Friday, June 3, 2011

Learning Leadership part I

I have now been living and working in Idaho for just over a year and I am finally starting to feel like I fit in my role as Sous Chef. The title basically means that I am right under the Head or Executive Chef, which in this case is also the owner. When I say fit in I don't mean the actual work. Learning the menu, ordering, taking care of the physical side of the business are all pretty easy for me. The slow process for me has been earning respect from my fellow employes in the role of being their boss. Part of the reason I feel that I am getting somewhere is that a few months ago I started reflecting on people that I have previously worked for and how they handled others. Now I think it is time for a more in-depth study, and for me that means writing it out. Which also means that I will share it with my fellow bloggers and hope that maybe it can be of benefit to others as well.

This will not be an exhaustive essay on everywhere I have worked or everyone I worked for, but is meant to include only those persons and places that have impressed me in ways that relate to what I am doing now. I am not including any of my construction work as I was either working for my father-in-Law (who treated me more like a co-worker), or self-employed.

My first job after the lawn mowing/fence building antics of a twelve to thirteen year old was as a dishwasher at a pretty nice place called the Greenhouse. I don't remember the owners or manager well enough to be of consequence, but the Head Cook, well he has his place. I was a few weeks shy of my fourteenth birthday and my main impressions of his character were crude, grumpy, and a heavy drinker. He was easily upset and many a time I had to dodge pans flying through the air towards the dish pit. I was a pretty quiet kid and at first he scared me, but I eventually got used to him. At this time I had no thoughts about a career in the business but I knew that whatever I did, I would not be like him. After about a year he was gone, but as I got older I would see him around and while he would make fun of me, I could tell it was becoming more of a comradely way and I began seeing him more as a person with problems, likes and dislikes and all that. It culminated one day (I was about twenty-six or so), when going to do a catering job for a friend. He was there to help out, and as I was in charge of the food I found myself having to tell him what to do. I could tell he balked at the idea from his comments at first, but he really tried, and by the end of it I think we both had a new found respect for each other.

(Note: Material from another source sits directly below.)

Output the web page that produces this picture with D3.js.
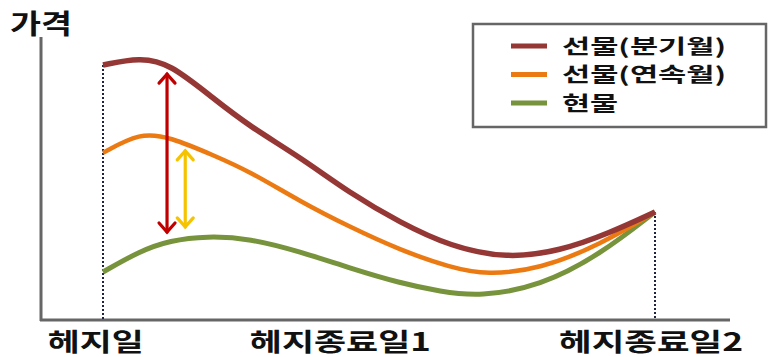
<!DOCTYPE html>
<html><head><meta charset="utf-8">
<script src="https://cdn.jsdelivr.net/npm/d3@7"></script>
<style>body{margin:0;background:#fff}svg{display:block}text{font-family:"Noto Sans CJK KR","Noto Sans",sans-serif;font-weight:700;fill:#111}</style>
</head><body>
<script>
// data (t: time 0=hedge day, 100=hedge end 2; v: price units)
const seriesNames = ["선물(분기월)", "선물(연속월)", "현물"];
const seriesColors = ["#953735", "#ec7a12", "#77933c"];
const tQuarter = [0, 6.7, 12.1, 19.9, 26.6, 35.7, 44.7, 53.8, 62.9, 73.2, 82.8, 91.8, 100];
const vQuarter = [85, 87.5, 85.5, 74, 64.5, 54.3, 42.3, 32.5, 24.5, 20.5, 23, 29, 36];
const tNearby = [0, 6.7, 12.1, 19.9, 26.6, 35.7, 44.7, 53.8, 62.9, 69.6, 79.2, 90, 100];
const vNearby = [55.7, 62.5, 61, 55, 49.5, 39.5, 31, 23.3, 17.5, 15, 17, 25, 36];
const tSpot = [0, 6.7, 12.1, 18.8, 26.6, 35.7, 44.7, 53.8, 61.1, 68.3, 79.2, 90, 100];
const vSpot = [16, 23, 26.5, 28, 27.2, 22.8, 17.3, 12.3, 9.5, 7.8, 11.3, 21.7, 36];
const xLabels = ["헤지일", "헤지종료일1", "헤지종료일2"];
const xLabelPos = [-1.3, 43, 99.3];
const yTitle = "가격";
const arrowRed = {t: 11.6, v0: 82.3, v1: 29};
const arrowYellow = {t: 14.9, v0: 56.7, v1: 30.7};

const W = 770, H = 357;
const svg = d3.select("body").append("svg").attr("width", W).attr("height", H);
const x = d3.scaleLinear().domain([0, 100]).range([103, 655]);
const y = d3.scaleLinear().domain([0, 100]).range([320, 20]);

// axes
svg.append("line").attr("x1", 41).attr("x2", 41).attr("y1", 37).attr("y2", 321)
  .attr("stroke", "#666").attr("stroke-width", 3);
svg.append("line").attr("x1", 40).attr("x2", 730).attr("y1", 320).attr("y2", 320)
  .attr("stroke", "#666").attr("stroke-width", 3);

// dotted verticals
svg.append("line").attr("x1", x(0)).attr("x2", x(0)).attr("y1", y(vQuarter[0])).attr("y2", 320)
  .attr("stroke", "#1f2340").attr("stroke-width", 2).attr("stroke-dasharray", "2,2");
svg.append("line").attr("x1", x(100)).attr("x2", x(100)).attr("y1", y(vQuarter[vQuarter.length-1])).attr("y2", 320)
  .attr("stroke", "#1f2340").attr("stroke-width", 2).attr("stroke-dasharray", "2,2");

const line = d3.line().x(d => x(d[0])).y(d => y(d[1])).curve(d3.curveBasis);
const data = [
  d3.zip(tSpot, vSpot),
  d3.zip(tNearby, vNearby),
  d3.zip(tQuarter, vQuarter)
];
const colorsOrder = [seriesColors[2], seriesColors[1], seriesColors[0]];
const widths = [5, 4.5, 5.5];
data.forEach((d, i) => {
  svg.append("path").attr("d", line(d)).attr("fill", "none")
    .attr("stroke", colorsOrder[i]).attr("stroke-width", widths[i]).attr("stroke-linecap", "butt");
});

// double arrows
function dArrow(a, color) {
  const xx = x(a.t), yt = y(a.v0), yb = y(a.v1);
  const g = svg.append("g").attr("stroke", color).attr("stroke-width", 3.2).attr("fill", "none")
    .attr("stroke-linecap", "round").attr("stroke-linejoin", "miter");
  g.append("line").attr("x1", xx).attr("x2", xx).attr("y1", yt + 1).attr("y2", yb - 1);
  g.append("path").attr("d", `M${xx-8},${yt+10} L${xx},${yt+1} L${xx+8},${yt+10}`);
  g.append("path").attr("d", `M${xx-8},${yb-10} L${xx},${yb-1} L${xx+8},${yb-10}`);
}
dArrow(arrowRed, "#c00000");
dArrow(arrowYellow, "#f5c300");

// titles
svg.append("text").attr("x", 10).attr("y", 34).attr("font-size", 27)
  .attr("textLength", 62).attr("lengthAdjust", "spacingAndGlyphs").text(yTitle);
const labelWidths = [96, 181, 184];
xLabels.forEach((l, i) => {
  svg.append("text").attr("x", x(xLabelPos[i]) - labelWidths[i] / 2).attr("y", 351)
    .attr("font-size", 25).attr("textLength", labelWidths[i]).attr("lengthAdjust", "spacingAndGlyphs").text(l);
});

// legend
svg.append("rect").attr("x", 473).attr("y", 24).attr("width", 293).attr("height", 103)
  .attr("fill", "#fff").attr("stroke", "#666").attr("stroke-width", 2.5);
const legendWidths = [164, 164, 56];
seriesNames.forEach((n, i) => {
  const yy = 46 + i * 28.5;
  svg.append("line").attr("x1", 511).attr("x2", 547).attr("y1", yy).attr("y2", yy)
    .attr("stroke", seriesColors[i]).attr("stroke-width", 5);
  svg.append("text").attr("x", 562).attr("y", yy + 7.5).attr("font-size", 20)
    .attr("textLength", legendWidths[i]).attr("lengthAdjust", "spacingAndGlyphs").text(n);
});
</script>
</body></html>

Back at the Greenhouse the replacement was the husband and wife team of Bob and Krista. He was a professional Chef and she knew how to run the front of the house, the bookkeeping, and the baking. Together they turned that place around form a typical steak and burger joint into a classy yet affordable place to have a nice meal. Bob was the kind of guy who commanded respect by his attitude of respecting others. He had a cheery disposition that only hinted at what would happen if you got on his bad side. He was smart and confident and seemed to know just what you were capable of. He loved playing hackey-sack and would be out there with us kicking it at every opportunity. Bob wanted to get me on the line and learn the real cooking, but I lacked the confidence in myself at the time. There was a lot that I learned from him but I truly wish I had known how important his knowledge would have been to me. My biggest lesson and also the only time he ever scared me happened thus. I lived about twelve miles away and rode my bike to work each day. There was a time while riding, it became very stormy and I took shelter for ten or twenty minutes. By the time I got to work I was about five minutes late. He took me out to a private table, quietly and calmly said that he did not care what happened, but if I ever was late again, thereby showing him disrespect, I would no longer have a job there. This affected me deeply and to this day I cannot let myself be late to work.